*Problem description:*
Every line of the listing must be reproduced as it stands. Leave the images behind.

*Provided records:*
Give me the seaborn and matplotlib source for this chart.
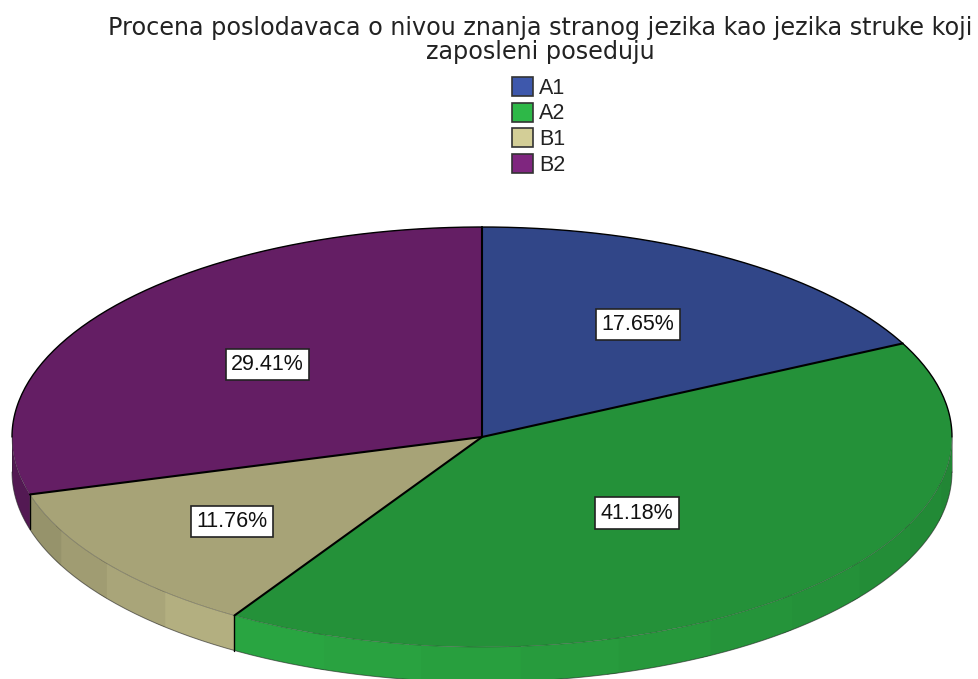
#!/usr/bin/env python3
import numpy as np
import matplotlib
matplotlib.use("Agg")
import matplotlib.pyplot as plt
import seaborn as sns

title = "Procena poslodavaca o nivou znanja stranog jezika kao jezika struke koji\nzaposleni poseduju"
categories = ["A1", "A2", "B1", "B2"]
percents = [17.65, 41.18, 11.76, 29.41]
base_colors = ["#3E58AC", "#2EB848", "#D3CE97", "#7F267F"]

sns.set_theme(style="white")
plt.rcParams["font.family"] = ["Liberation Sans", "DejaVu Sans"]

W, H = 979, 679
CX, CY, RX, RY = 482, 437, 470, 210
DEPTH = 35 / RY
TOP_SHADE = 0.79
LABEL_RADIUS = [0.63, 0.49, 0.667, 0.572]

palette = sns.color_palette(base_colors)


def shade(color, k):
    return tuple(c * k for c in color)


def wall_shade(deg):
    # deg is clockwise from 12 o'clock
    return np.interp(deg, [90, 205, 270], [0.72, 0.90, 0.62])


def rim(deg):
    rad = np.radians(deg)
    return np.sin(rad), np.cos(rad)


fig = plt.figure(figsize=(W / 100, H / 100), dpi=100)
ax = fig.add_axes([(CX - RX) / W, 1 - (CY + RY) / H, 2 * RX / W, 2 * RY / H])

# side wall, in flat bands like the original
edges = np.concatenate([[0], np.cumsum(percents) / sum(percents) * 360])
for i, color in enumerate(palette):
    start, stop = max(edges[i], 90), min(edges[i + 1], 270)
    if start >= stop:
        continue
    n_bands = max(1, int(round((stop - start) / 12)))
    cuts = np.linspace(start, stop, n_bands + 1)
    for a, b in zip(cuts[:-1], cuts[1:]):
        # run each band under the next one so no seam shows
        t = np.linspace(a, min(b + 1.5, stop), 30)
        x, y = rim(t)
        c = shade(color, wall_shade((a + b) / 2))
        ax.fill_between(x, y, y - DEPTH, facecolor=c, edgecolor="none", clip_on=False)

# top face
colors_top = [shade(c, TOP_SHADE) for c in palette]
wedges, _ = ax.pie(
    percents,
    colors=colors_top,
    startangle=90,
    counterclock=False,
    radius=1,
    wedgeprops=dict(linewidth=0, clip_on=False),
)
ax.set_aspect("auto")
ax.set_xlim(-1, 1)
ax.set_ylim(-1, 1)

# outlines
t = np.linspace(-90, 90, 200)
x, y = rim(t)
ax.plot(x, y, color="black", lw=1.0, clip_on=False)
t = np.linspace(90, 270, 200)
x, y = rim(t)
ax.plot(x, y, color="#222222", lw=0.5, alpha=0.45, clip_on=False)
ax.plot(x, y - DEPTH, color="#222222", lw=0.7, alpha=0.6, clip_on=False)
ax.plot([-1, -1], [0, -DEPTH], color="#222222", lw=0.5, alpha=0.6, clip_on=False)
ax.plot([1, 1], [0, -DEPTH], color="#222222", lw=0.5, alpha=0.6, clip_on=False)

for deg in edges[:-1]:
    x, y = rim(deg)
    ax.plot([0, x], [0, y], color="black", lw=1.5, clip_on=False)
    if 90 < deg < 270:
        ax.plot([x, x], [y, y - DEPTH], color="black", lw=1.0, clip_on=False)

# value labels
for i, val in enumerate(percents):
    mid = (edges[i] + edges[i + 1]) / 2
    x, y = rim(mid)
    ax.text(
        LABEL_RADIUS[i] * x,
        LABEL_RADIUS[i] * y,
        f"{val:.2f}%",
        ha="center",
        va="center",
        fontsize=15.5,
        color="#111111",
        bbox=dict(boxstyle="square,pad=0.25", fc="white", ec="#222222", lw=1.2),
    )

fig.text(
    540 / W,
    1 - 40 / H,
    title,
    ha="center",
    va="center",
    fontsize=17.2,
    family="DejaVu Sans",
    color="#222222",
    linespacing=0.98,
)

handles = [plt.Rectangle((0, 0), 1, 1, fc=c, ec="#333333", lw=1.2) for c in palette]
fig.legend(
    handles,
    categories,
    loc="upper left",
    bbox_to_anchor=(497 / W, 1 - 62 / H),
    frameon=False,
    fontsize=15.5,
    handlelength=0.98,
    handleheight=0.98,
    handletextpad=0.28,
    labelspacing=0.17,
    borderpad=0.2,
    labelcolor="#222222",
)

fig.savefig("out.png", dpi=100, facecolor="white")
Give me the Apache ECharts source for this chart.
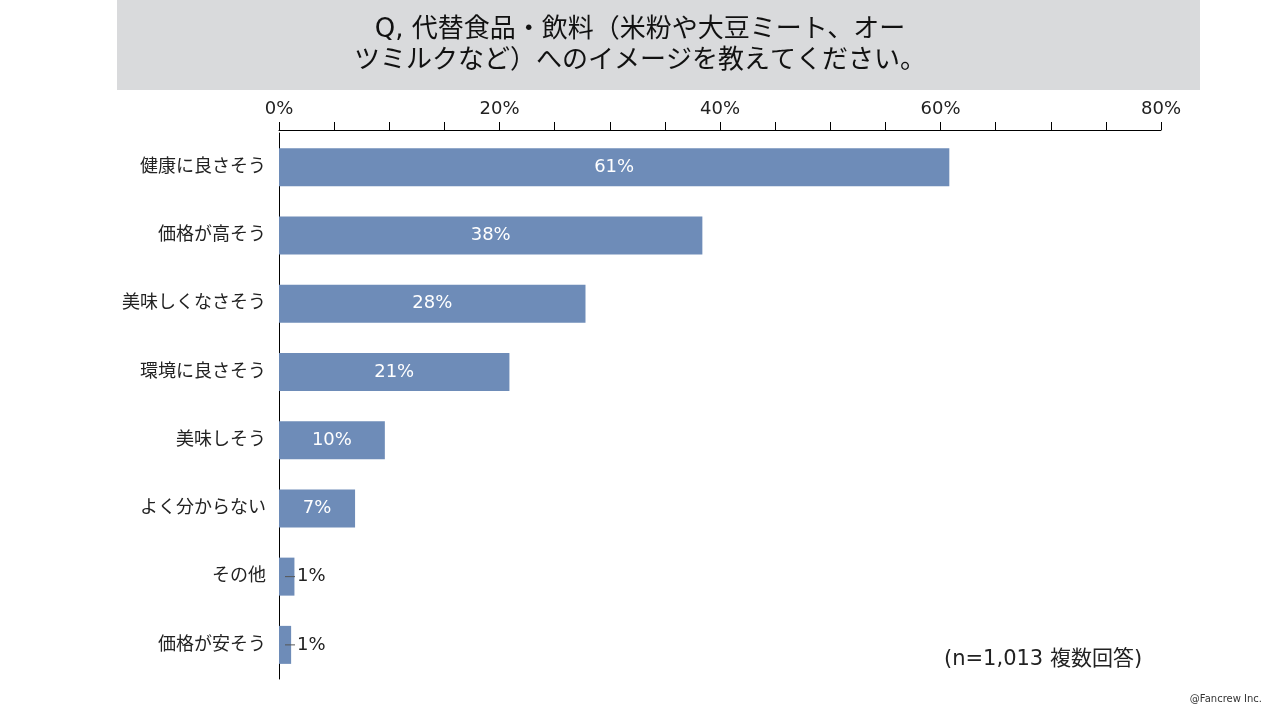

*Exercise answer:*
Give me the seaborn and matplotlib source for this chart.
#!/usr/bin/env python3
import numpy as np
import matplotlib
matplotlib.use("Agg")
import matplotlib.pyplot as plt
import seaborn as sns

title = "Procena poslodavaca o nivou znanja stranog jezika kao jezika struke koji\nzaposleni poseduju"
categories = ["A1", "A2", "B1", "B2"]
percents = [17.65, 41.18, 11.76, 29.41]
base_colors = ["#3E58AC", "#2EB848", "#D3CE97", "#7F267F"]

sns.set_theme(style="white")
plt.rcParams["font.family"] = ["Liberation Sans", "DejaVu Sans"]

W, H = 979, 679
CX, CY, RX, RY = 482, 437, 470, 210
DEPTH = 35 / RY
TOP_SHADE = 0.79
LABEL_RADIUS = [0.63, 0.49, 0.667, 0.572]

palette = sns.color_palette(base_colors)


def shade(color, k):
    return tuple(c * k for c in color)


def wall_shade(deg):
    # deg is clockwise from 12 o'clock
    return np.interp(deg, [90, 205, 270], [0.72, 0.90, 0.62])


def rim(deg):
    rad = np.radians(deg)
    return np.sin(rad), np.cos(rad)


fig = plt.figure(figsize=(W / 100, H / 100), dpi=100)
ax = fig.add_axes([(CX - RX) / W, 1 - (CY + RY) / H, 2 * RX / W, 2 * RY / H])

# side wall, in flat bands like the original
edges = np.concatenate([[0], np.cumsum(percents) / sum(percents) * 360])
for i, color in enumerate(palette):
    start, stop = max(edges[i], 90), min(edges[i + 1], 270)
    if start >= stop:
        continue
    n_bands = max(1, int(round((stop - start) / 12)))
    cuts = np.linspace(start, stop, n_bands + 1)
    for a, b in zip(cuts[:-1], cuts[1:]):
        # run each band under the next one so no seam shows
        t = np.linspace(a, min(b + 1.5, stop), 30)
        x, y = rim(t)
        c = shade(color, wall_shade((a + b) / 2))
        ax.fill_between(x, y, y - DEPTH, facecolor=c, edgecolor="none", clip_on=False)

# top face
colors_top = [shade(c, TOP_SHADE) for c in palette]
wedges, _ = ax.pie(
    percents,
    colors=colors_top,
    startangle=90,
    counterclock=False,
    radius=1,
    wedgeprops=dict(linewidth=0, clip_on=False),
)
ax.set_aspect("auto")
ax.set_xlim(-1, 1)
ax.set_ylim(-1, 1)

# outlines
t = np.linspace(-90, 90, 200)
x, y = rim(t)
ax.plot(x, y, color="black", lw=1.0, clip_on=False)
t = np.linspace(90, 270, 200)
x, y = rim(t)
ax.plot(x, y, color="#222222", lw=0.5, alpha=0.45, clip_on=False)
ax.plot(x, y - DEPTH, color="#222222", lw=0.7, alpha=0.6, clip_on=False)
ax.plot([-1, -1], [0, -DEPTH], color="#222222", lw=0.5, alpha=0.6, clip_on=False)
ax.plot([1, 1], [0, -DEPTH], color="#222222", lw=0.5, alpha=0.6, clip_on=False)

for deg in edges[:-1]:
    x, y = rim(deg)
    ax.plot([0, x], [0, y], color="black", lw=1.5, clip_on=False)
    if 90 < deg < 270:
        ax.plot([x, x], [y, y - DEPTH], color="black", lw=1.0, clip_on=False)

# value labels
for i, val in enumerate(percents):
    mid = (edges[i] + edges[i + 1]) / 2
    x, y = rim(mid)
    ax.text(
        LABEL_RADIUS[i] * x,
        LABEL_RADIUS[i] * y,
        f"{val:.2f}%",
        ha="center",
        va="center",
        fontsize=15.5,
        color="#111111",
        bbox=dict(boxstyle="square,pad=0.25", fc="white", ec="#222222", lw=1.2),
    )

fig.text(
    540 / W,
    1 - 40 / H,
    title,
    ha="center",
    va="center",
    fontsize=17.2,
    family="DejaVu Sans",
    color="#222222",
    linespacing=0.98,
)

handles = [plt.Rectangle((0, 0), 1, 1, fc=c, ec="#333333", lw=1.2) for c in palette]
fig.legend(
    handles,
    categories,
    loc="upper left",
    bbox_to_anchor=(497 / W, 1 - 62 / H),
    frameon=False,
    fontsize=15.5,
    handlelength=0.98,
    handleheight=0.98,
    handletextpad=0.28,
    labelspacing=0.17,
    borderpad=0.2,
    labelcolor="#222222",
)

fig.savefig("out.png", dpi=100, facecolor="white")
Give me the Apache ECharts source for this chart.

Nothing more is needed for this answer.